To beat back the populist revival, conservatives need to articulate a new approach that is pro-market and anti-insider. Last week, University of Chicago economist Luigi Zingales offered a brilliant alternative that Republicans, led by John McCain, ought to have embraced.

In a stinging essay, Zingales essentially argued that Paulson was offering welfare to the rich. Rather than pay premium prices for toxic assets, Zingales called for the federal government to craft a restructuring plan that would involve some amount of debt forgiveness or a debt-for-equity swap, saving taxpayers billions and imposing well-deserved financial pain on the reckless creditor who created the mess in the first place.

So why did the GOP go along with such a profoundly flawed approach? If you can think of a better reason than laziness or cowardice, let me know.

What Reihan defines as “beating back the populist revival” is really nothing other than channeling the absolutely legitimate populist outrage generated by the financial crisis into the institutional and regulatory reforms scholars such as Zingales are proposing. One of the reasons why reform-minded wonks are waiting for politicians interested in their proposals is that far too many wonks insist on setting themselves in opposition to populists, who then conclude that they have no need of wonks (at least until they are in office). This perpetuates and deepens the divide between the people who spend most of their time thinking about policy proposals and their natural base of support.

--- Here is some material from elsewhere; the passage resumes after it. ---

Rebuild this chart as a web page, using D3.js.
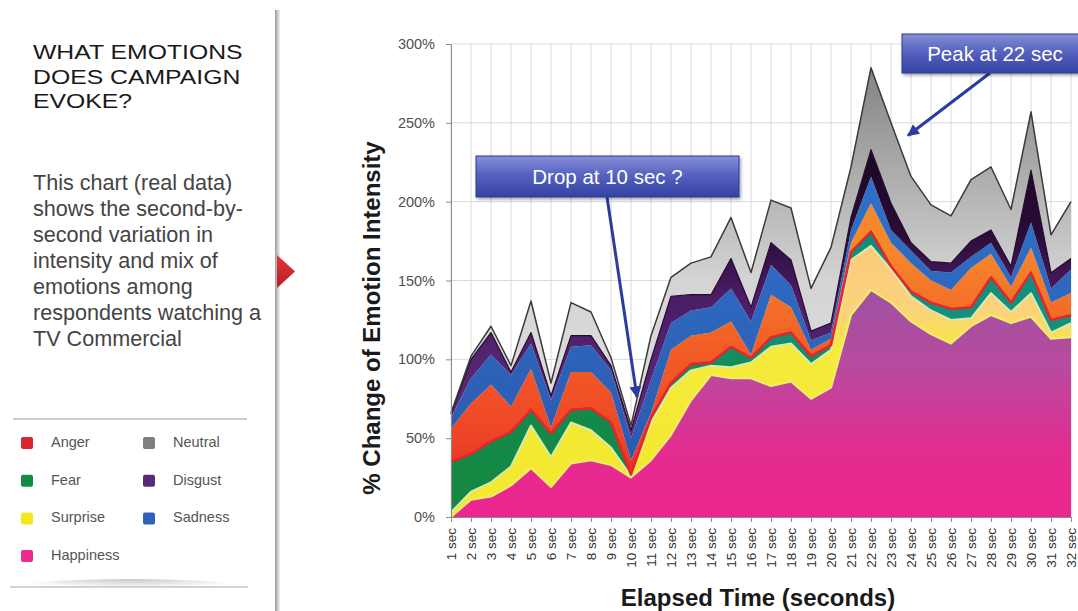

Arguably, what we saw last year was just a Bush-era mirror image of what we have now. Instead of heeding smart arguments, most national Republicans resorted to echoing whatever the party line happened to be. Last year it was imperative to follow blindly whatever the Fed and Treasury said, and so most did, and this year it is now imperative to pretend that last year never happened and most Republicans had nothing to do with it. Perhaps it is just as important that leading national Republicans learn how to break from party leadership when the latter is clearly heading in the wrong direction. That would require a major change in how both the GOP and the conservative movement respond to internal dissent.